A slow start from a mostly veteran bunch that should have known better doomed the USA to look forward to a do or die third match of the 2011 CONCACAF Gold Cup upcoming Tuesday versus Guadeloupe in Kansas City. At Raymond James Stadium in Tampa last night the Americans, knowing that 3 points would secure a spot in the knockout stage and allow manager Bob Bradley to rest players in the third group match, came out of the gates flat and allowed Panama to march to a 2-0 half time lead.
Panama’s first goal, a Luis Tejada tap in following communication problems between center backs Tim Ream and Clarence Goodson, came just 19 minutes in and added yet another example to the ‘˜US starts games slow under Bradley’ movement that caught fire after the chronic habit reared its noggin at last year’s World Cup where particularly slow starts against Algeria, England, and Ghana hampered their ability to make a romantic run a la the 2009 Confederations Cup tournament.
The second goal came on a penalty where Ream’s botched clearing attempt inside his own box saw his foot miss the ball and catch Panama’s Blas Perez instead, setting up a penalty kick conversion by Gabriel Gomez.
“I went to clear it and as I was swinging I was already committed and (Blas Perez) gave me a little nudge,” said Ream. “It was on my right side and as I was swinging through I caught him.”
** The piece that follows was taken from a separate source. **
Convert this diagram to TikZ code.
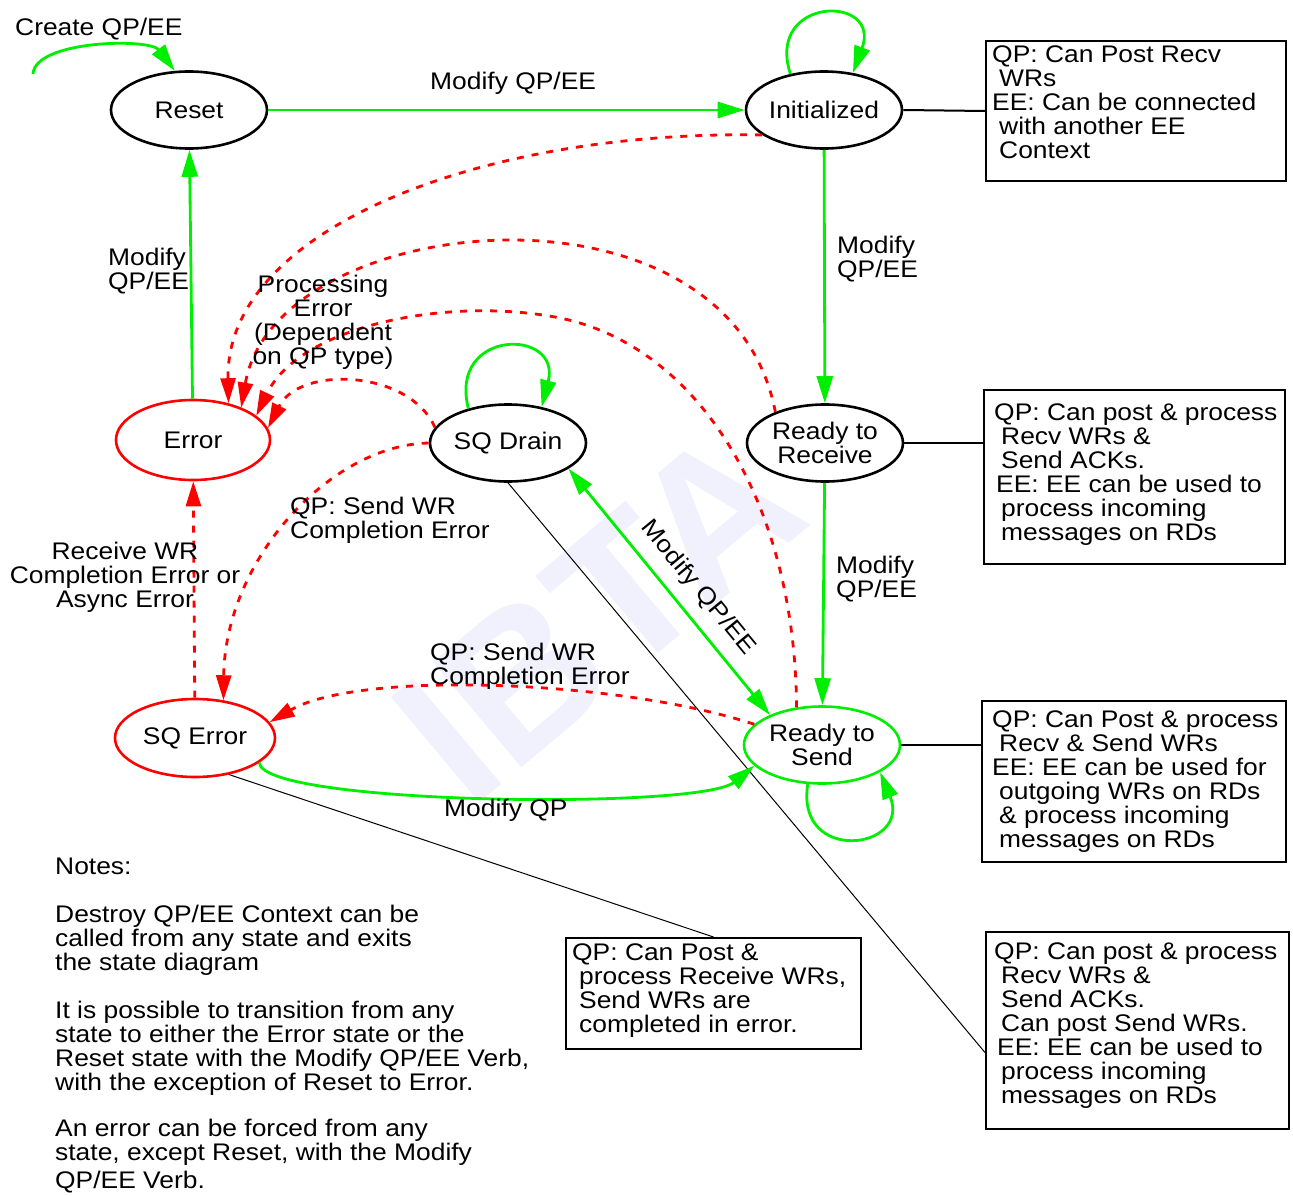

Veteran defenders Carlos Bocanegra and Steve Cherundolo, the left and right backs respectively could only watch in vain as relative newcomers Ream and Goodson contributed to squandering both goals.
The situation up front was not much better in the first half with the quartet of forwards Jozy Altidore and Juan Agudelo with midfielders Clint Dempsey and Landon Donovan failing to find a passing rhythm to set up multiple quality chances.
Deeper set midfielders Michael Bradley and Jermaine Jones found themselves tangled in the Panamanian defensive nets, with Jones repeatedly on the ground screaming for a foul while an upright Bradley found it difficult to find advanced targets to jump start the attack. The insertion of bubbly substitutes Alejandro Bedoya and Sacha Kljestan coupled with Goodson’s 68th minute headed goal upped the USA’s energy in the second half leading to many more chances than the first period but in the end the chase could not produce a fruitful comeback.
“Sometimes you just come out flat for whatever reason. At this level, and against a good team, you can’t do that,” U.S. veteran forward Donovan said. “Some nights you come out flat and you don’t get punished, but other nights you do. We learned a valuable lesson.”
You would think that veterans in Donovan’s category would have learned these lessons long ago but it seems the necessary infusion of new players may take the current unit a tournament or two together to reach the level needed for consistent performances featuring airtight defense and a real midfield to forward connection to create the amount of chances that would generate the much needed goals.